К ним через двор шагал Хиггинс, его мясистые щеки побагровели от возбуждения, в кулаке он сжимал какой-то маленький белый предмет.
– Что вам, констебль?
– Решил, что вам на это стоит посмотреть, – сказал тот, протягивая маленькую фарфоровую статуэтку. – Мы нашли ее в сумке под сиденьем в докторовой коляске.
– Что нашли? – переспросил магистрат.
Виконт протянул руку и взял у констебля хрупкую фигурку.
– Русалка. Фарфоровая статуэтка русалки.
– Господи помилуй! – проговорил Лавджой и потянулся за платком.
– Что с ними теперь будет? – спросил Себастьян, не сводя глаз со статуэтки. – Я говорю об Аткинсоне и Кармайкле. И об отсутствующих мистере и миссис Денлоп.

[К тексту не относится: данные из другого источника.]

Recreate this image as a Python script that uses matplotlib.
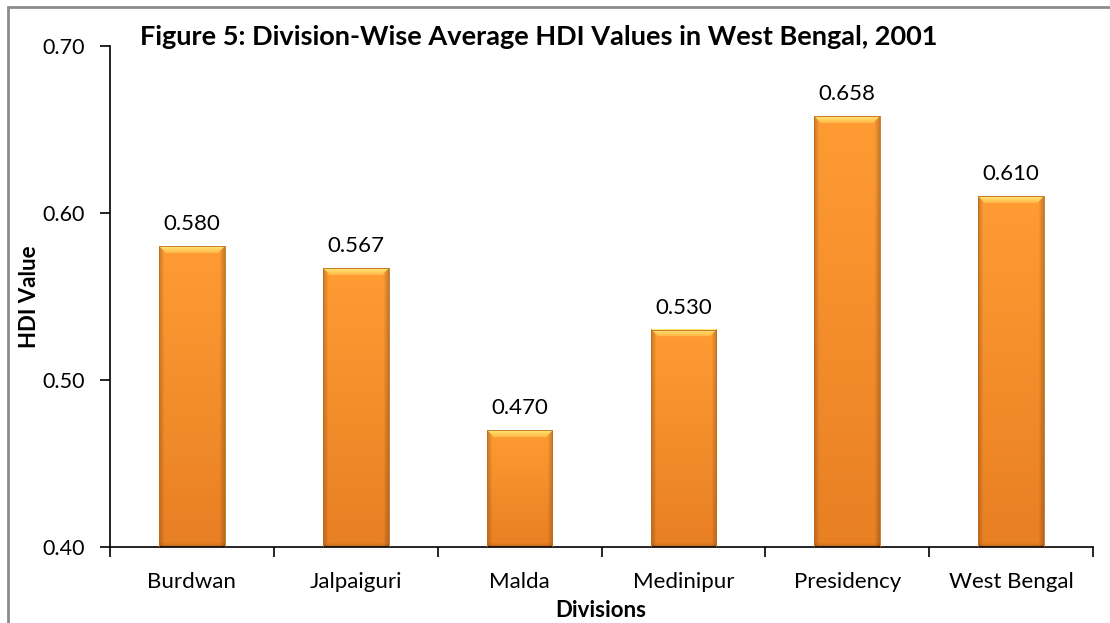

– Почти уверен, что ничего. Мне неизвестны случаи уголовного преследования по обвинению в каннибализме при кораблекрушениях.
– Я говорю о том, что они сделали с Дэвидом Джарвисом.
Генри Лавджой пожал плечами.
– Мы никогда не узнаем, кто нанес смертельный удар.
– Но членов команды повесили по обвинению в его убийстве.
– Членов команды повесили по обвинению в мятеже, поднятом ими на борту корабля.
Губы Девлина искривились в сардонической усмешке.
– Ну конечно же.
В душе магистрата шевельнулось неясное ему самому чувство тревоги, он спросил собеседника:
– Вы что-то задумали. Не скажете, что?
Насмешка блеснула в глубине странных желтых глаз.
– По-моему, вы не хотите знать этого.
– Последние несколько месяцев мне чаще приходилось заниматься твоим здоровьем, чем за все годы войны, – говорил доктор Пол Гибсон, накладывая бинты на предплечье Себастьяна. – Готово. Прижми тут пальцем.
Оба находились в кабинете особняка виконта. Себастьян, без рубашки, полураздетый, сидел на краешке письменного стола. Он улыбнулся и придержал конец бинта, пока доктор доставал из саквояжа ножницы.
– Что, собственно, есть война, если не санкционированное массовое убийство?